What Bethlehem and Newtown have in common

“Then what was said through the prophet Jeremiah was fulfilled: ‘A voice is heard in Ramah, weeping and great mourning, Rachel weeping for her children and refusing to be comforted, because they are no more.’”

When I first heard the news of the school shooting at Sandy Hook Elementary in Newtown, Connecticut, I experienced the emotions of shock, sadness and grief for the innocent lives lost and the families forever broken. Added to the horrific event is that it happened during the Christmas season, a special time in our culture for children.

It reminds me of that part of the Christmas story told in the New Testament book of Matthew where King Herod kills all the babies two years old and younger in Bethlehem, as he makes a desperate attempt to extinguish the threat of the prophesied King of the Jews, who is rumored to have been born. But as it’s told in the story, Jesus is saved from Herod’s wrath as his parents, Joseph and Mary, escape with him to Egypt.

The emotions I felt upon hearing the news of the recent tragedy were soon followed by a sober reality that in 2000 years not much has changed. There is a direct connection between the slaughters in Bethlehem and Newtown.

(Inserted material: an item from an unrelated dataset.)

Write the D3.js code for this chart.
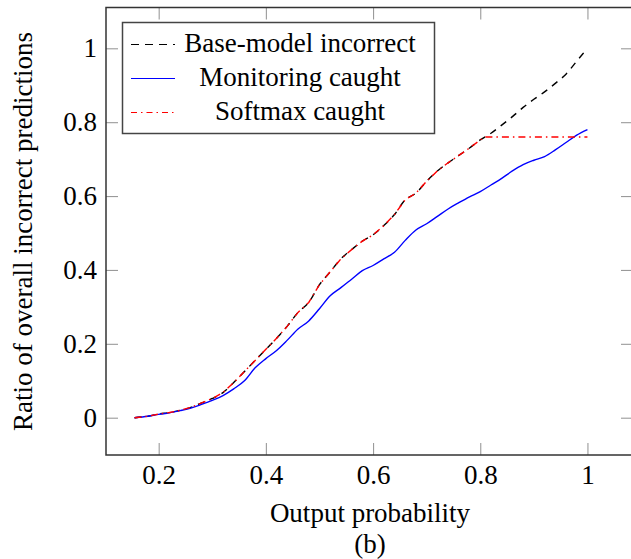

As the media searches for “answers” to this tragedy, I am dismayed that the solutions most often mentioned are stricter gun control laws and better availability of mental health counseling.

Gun control only deals with the method of violence, not the causes of deranged and demonic thinking from which the violence springs. And although I support mental health counseling, it is unable to deal with the broader cultural issues at hand. The real answer has to address something much deeper and more systemic.

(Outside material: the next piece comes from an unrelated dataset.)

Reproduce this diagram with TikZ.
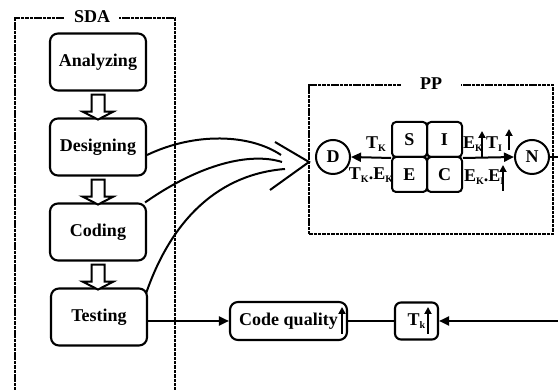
\documentclass[tikz,border=0pt]{standalone}
\usepackage{fontspec}
\setmainfont{Liberation Serif}
\usetikzlibrary{arrows.meta}
\newcommand\mysub[1]{{\fontsize{10}{10}\selectfont\raisebox{-3pt}{#1}}}
\begin{document}
\begin{tikzpicture}[x=1pt,y=1pt, font=\fontsize{18}{20}\selectfont\bfseries,
  stepbox/.style={draw, line width=2.1pt, rounded corners=8pt, minimum width=96pt, minimum height=57pt, inner sep=0pt},
  frame/.style={draw, line width=2.2pt, dash pattern=on 3.5pt off 0.9pt, inner sep=0pt},
  framelbl/.style={fill=white, inner ysep=2pt},
  cell/.style={draw, line width=2pt, rounded corners=4pt, minimum width=35pt, minimum height=35pt, inner sep=0pt},
  circ/.style={draw, circle, line width=2pt, minimum size=34pt, inner sep=0pt},
  conn/.style={line width=2pt},
  tip/.style={-{Triangle[length=10pt,width=9pt]}},
  hollow/.style={draw, line width=2pt, fill=white},
  lbl/.style={inner sep=0pt},
  up/.style={line width=2pt, -{Triangle[length=7pt,width=7pt]}},
  blockdown/.pic={\draw[hollow] (-6.5,0) -- (-6.5,-17) -- (-15.5,-17) -- (0,-25) -- (15.5,-17) -- (6.5,-17) -- (6.5,0) -- cycle;}
]
\useasboundingbox (0,0) rectangle (558,390);

% SDA frame
\node[frame, minimum width=160pt, minimum height=380pt, anchor=north west] (sda) at (14,373) {};
\node[framelbl, inner xsep=9pt] (sdal) at ([xshift=-3pt]sda.north) {SDA};

% process boxes
\node[stepbox] (ana) at (98,328) {Analyzing};
\node[stepbox] (des) at (98,243) {Designing};
\node[stepbox] (cod) at (98,158) {Coding};
\node[stepbox] (tes) at (99,73) {Testing};

\path ([yshift=-3pt]ana.south) pic {blockdown};
\path ([yshift=-3pt]des.south) pic {blockdown};
\path ([yshift=-3pt]cod.south) pic {blockdown};

% PP frame
\node[frame, minimum width=244pt, minimum height=149pt, anchor=north west] (pp) at (308,306) {};
\node[framelbl, inner xsep=19pt] (ppl) at (pp.north) {PP};

\node[circ] (D) at (333,233) {D};
\node[circ] (N) at (532,233) {N};

\node[cell] (S) at (409.5,250.5) {S};
\node[cell] (I) at (444.5,250.5) {I};
\node[cell] (E) at (409.5,215.5) {E};
\node[cell] (C) at (444.5,215.5) {C};

\draw[conn, tip] (S.south west) -- (D.east);
\draw[conn, tip] (I.south east) -- (N.west);

\node[lbl] (tk) at (376,246) {T\mysub{K}};
\node[lbl] (tkek) at (371,215) {T\mysub{K}.E\mysub{K}};
\node[lbl, anchor=west] (ek1) at (463,246) {E\mysub{K}};
\draw[up] (482,233) -- (482,259);
\node[lbl, anchor=west] (ti) at (486,246) {T\mysub{I}};
\draw[up] (509,240) -- (509,261);
\node[lbl, anchor=west] (ekei) at (464,213) {E\mysub{K}.E\mysub{I}};
\draw[up] (503,199) -- (503,225);

\coordinate (nedge) at (562,233);
\draw[conn] (N.east) -- (nedge);

% curves into PP
\coordinate (ppin) at (309,228);
\draw[conn] ([yshift=-8pt]des.east) .. controls (195,258) and (250,256) .. (281,235);
\draw[conn] ([xshift=-2pt]cod.north east) .. controls (200,226) and (250,238) .. (282,228);
\draw[conn] ([xshift=-2pt,yshift=-6pt]tes.north east) .. controls (172,172) and (220,216) .. (285,221);
\draw[conn] (ppin) ++(-34,20) -- (ppin) -- ++(-39,-28);

% bottom row
\node[stepbox, minimum width=117pt, minimum height=38pt] (cq) at (288.5,69) {Code quality};
\draw[up] (342,56) -- (342,83);
\node[stepbox, minimum width=43pt, minimum height=37pt, rounded corners=6pt] (tkb) at (416.5,69) {T\mysub{k}\hspace{14pt}};
\draw[up] (428,56) -- (428,83);

\draw[conn, tip] (tes.east |- cq.west) -- (cq.west);
\draw[conn] (cq.east) -- (tkb.west);
\coordinate (redge) at (562,69);
\draw[conn, tip] (redge) -- (tkb.east);
\end{tikzpicture}
\end{document}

The human heart, though capable of amazing good, is also capable of unthinkable evil. As the Old Testament says, “The heart is deceitful above all things and beyond cure. Who can understand it?” (Jeremiah 17:9).

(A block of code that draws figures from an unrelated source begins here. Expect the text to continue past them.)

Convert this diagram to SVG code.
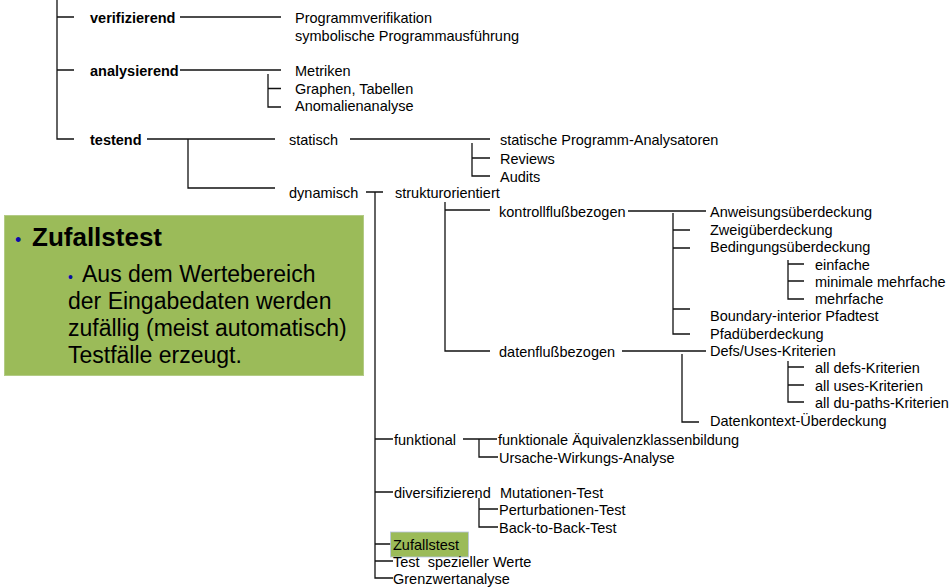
<svg xmlns="http://www.w3.org/2000/svg" width="952" height="588" viewBox="0 0 952 588">
<style>
text{font-family:"Liberation Sans",Arial,sans-serif;font-size:14.5px;fill:#000}
.b{font-weight:bold}
.c path{fill:none;stroke:#111;stroke-width:1.3}
.box text{font-size:23px}
.blt{fill:#0a0aa8}
</style>
<rect width="952" height="588" fill="#fff"/>
<g id="callout" class="box">
<rect x="4.5" y="215.5" width="359" height="160" fill="#9BBB59" stroke="#b3cb85" stroke-width="1"/>
<text x="15" y="246" class="blt" style="font-size:18px">•</text>
<text x="32" y="246" class="b" style="font-size:26px">Zufallstest</text>
<text x="68" y="282" class="blt" style="font-size:14px">•</text>
<text x="82" y="282">Aus dem Wertebereich</text>
<text x="68" y="309">der Eingabedaten werden</text>
<text x="68" y="336">zufällig (meist automatisch)</text>
<text x="68" y="363">Testfälle erzeugt.</text>
</g>
<g id="connectors" class="c">
<path d="M57 0V139H74M57 17H74M57 70H74"/>
<path d="M180 17H281"/>
<path d="M180 70H281M268 74V107H281M268 88.5H281"/>
<path d="M147 139H275M188 139V188H275"/>
<path d="M350 139H490M472 143V176H490M472 158H490"/>
<path d="M366 192H383M375 192V578H393"/>
<path d="M445 202V351H490M445 210H490"/>
<path d="M628 211H706M673 213V334H690M673 230H690M673 248H690M673 309H690"/>
<path d="M788 260V299H804M788 264H804M788 281H804"/>
<path d="M622 351H706M682 354V422H699"/>
<path d="M788 361V402H804M788 367H804M788 385H804"/>
<path d="M375 439H393M463 439H497M479 439V457H498"/>
<path d="M375 492H393M479 498V527H498M479 509H498"/>
<path d="M375 544H393M375 561H393"/>
</g>
<g id="n-verifizierend"><text x="90" y="22.5" class="b">verifizierend</text></g>
<g id="n-analysierend"><text x="90" y="75.5" class="b">analysierend</text></g>
<g id="n-testend"><text x="90" y="144.5" class="b">testend</text></g>
<g id="n-pv"><text x="295" y="22.5">Programmverifikation</text></g>
<g id="n-spa"><text x="295" y="40.5">symbolische Programmausführung</text></g>
<g id="n-metriken"><text x="295" y="75.5">Metriken</text></g>
<g id="n-graphen"><text x="295" y="93.5">Graphen, Tabellen</text></g>
<g id="n-anomalie"><text x="295" y="110.5">Anomalienanalyse</text></g>
<g id="n-statisch"><text x="289" y="144.5">statisch</text></g>
<g id="n-dynamisch"><text x="289" y="197.5">dynamisch</text></g>
<g id="n-spaz"><text x="500" y="144.5">statische Programm-Analysatoren</text></g>
<g id="n-reviews"><text x="500" y="163.5">Reviews</text></g>
<g id="n-audits"><text x="500" y="181.5">Audits</text></g>
<g id="n-struktur"><text x="395" y="197.5">strukturorientiert</text></g>
<g id="n-kontroll"><text x="499" y="216.5">kontrollflußbezogen</text></g>
<g id="n-daten"><text x="499" y="356.5">datenflußbezogen</text></g>
<g id="n-anw"><text x="710" y="216.5">Anweisungsüberdeckung</text></g>
<g id="n-zweig"><text x="710" y="234.5">Zweigüberdeckung</text></g>
<g id="n-bed"><text x="710" y="251.5">Bedingungsüberdeckung</text></g>
<g id="n-einfache"><text x="815" y="269.5">einfache</text></g>
<g id="n-minimale"><text x="815" y="286.5">minimale mehrfache</text></g>
<g id="n-mehrfache"><text x="815" y="303.5">mehrfache</text></g>
<g id="n-boundary"><text x="710" y="320.5">Boundary-interior Pfadtest</text></g>
<g id="n-pfad"><text x="710" y="338.5">Pfadüberdeckung</text></g>
<g id="n-defs"><text x="710" y="355.5">Defs/Uses-Kriterien</text></g>
<g id="n-alldefs"><text x="815" y="372.5">all defs-Kriterien</text></g>
<g id="n-alluses"><text x="815" y="390.5">all uses-Kriterien</text></g>
<g id="n-alldu"><text x="815" y="407.5">all du-paths-Kriterien</text></g>
<g id="n-datenkontext"><text x="710" y="425.5">Datenkontext-Überdeckung</text></g>
<g id="n-funktional"><text x="394" y="444.5">funktional</text></g>
<g id="n-aequi"><text x="498" y="444.5">funktionale Äquivalenzklassenbildung</text></g>
<g id="n-ursache"><text x="499" y="462.5">Ursache-Wirkungs-Analyse</text></g>
<g id="n-divers"><text x="394" y="497.5">diversifizierend</text></g>
<g id="n-mutation"><text x="500" y="497.5">Mutationen-Test</text></g>
<g id="n-perturb"><text x="499" y="514.5">Perturbationen-Test</text></g>
<g id="n-b2b"><text x="499" y="532.5">Back-to-Back-Test</text></g>
<g id="n-zufall"><rect x="390.5" y="532" width="78" height="25" fill="#9BBB59" stroke="#b7c2e0" stroke-width="0.8"/><text x="393" y="549.5">Zufallstest</text></g>
<g id="n-spezial"><text x="393" y="566.5" style="white-space:pre">Test  spezieller Werte</text></g>
<g id="n-grenz"><text x="393" y="583.5">Grenzwertanalyse</text></g>
</svg>
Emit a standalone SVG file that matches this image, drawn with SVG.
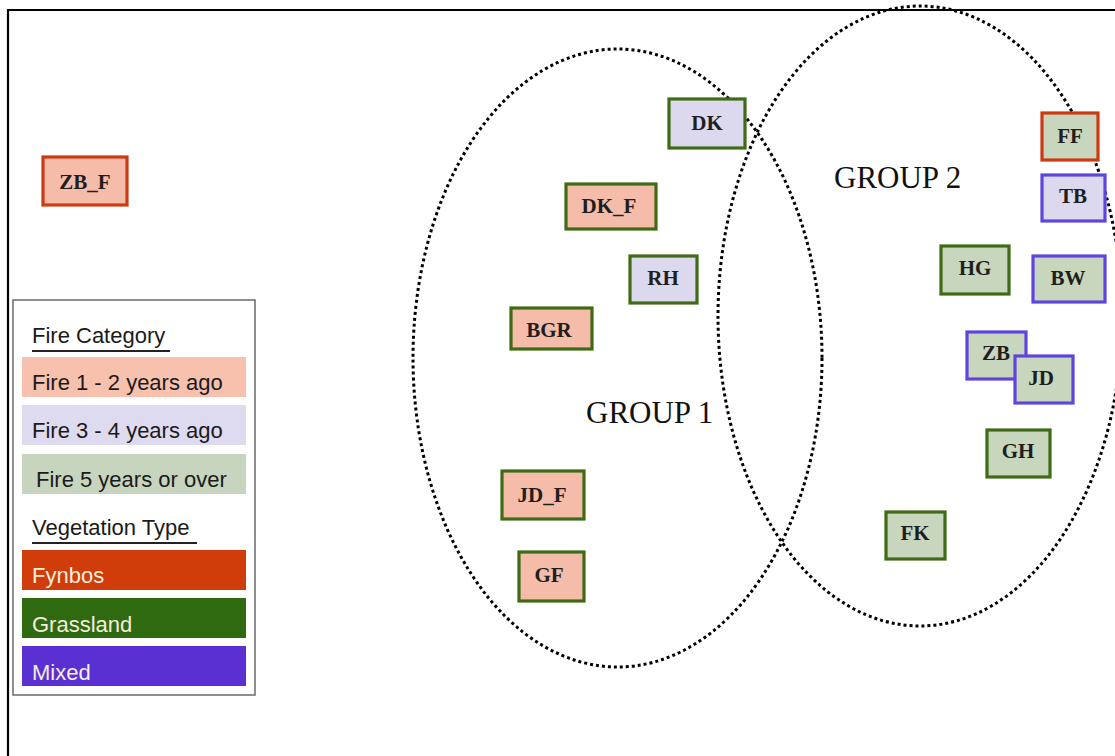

In the New Testament, we have the answer to the fallen state of human nature when it proclaims: “For God, who said, ‘Let light shine out of darkness,’ made his light shine in our hearts to give us the light of the knowledge of the glory of God in the face of Christ” (2 Corinthians 4:6).

The only true solution to the condition of the human heart and the violence, which it produces, is an inward and spiritual change brought only by the Spirit of God through Jesus Christ.

Though we’d like to think our society is much more just and humane than the stark brutality of the Roman Empire, how can we make such a claim when even in modern times it is the most vulnerable who continue to suffer the consequences of our pride, selfishness, and sin.

The lyrics of a song called “Spirit of the Age” by musician Michael Card poignantly express this truth while at the same time holding out the hope of victory that is always present in the aftermath of such tragedies as Bethlehem and Newtown:

I thought that I heard crying coming through my door.

Was it Rachel weeping for her sons who were no more?

Could it have been the babies crying for themselves,

Never understanding why they died for someone else?

The voices heard of weeping and of wailing,

History speaks of it on every page.

Of innocent and helpless little babies,

Offerings to the spirit of the age.

No way of understanding this sad and painful sign.

Whenever Satan rears his head there comes a tragic time.

If he could crush the cradle, then that would stop the cross.

He knew that once the Light was born his every hope was lost!

Now every age had heard it, the voice that speaks from hell.

“Sacrifice your children and for you it will be well.”

The subtle serpent’s lying, his dark and ruthless rage.

Behold it is revealed to be the spirit of the age!

Soon all the ones who seemed to die for nothing

Will stand beside the Ancient of Days,

With joy we’ll see that Infant from a manger

Come and crush the spirit of the age.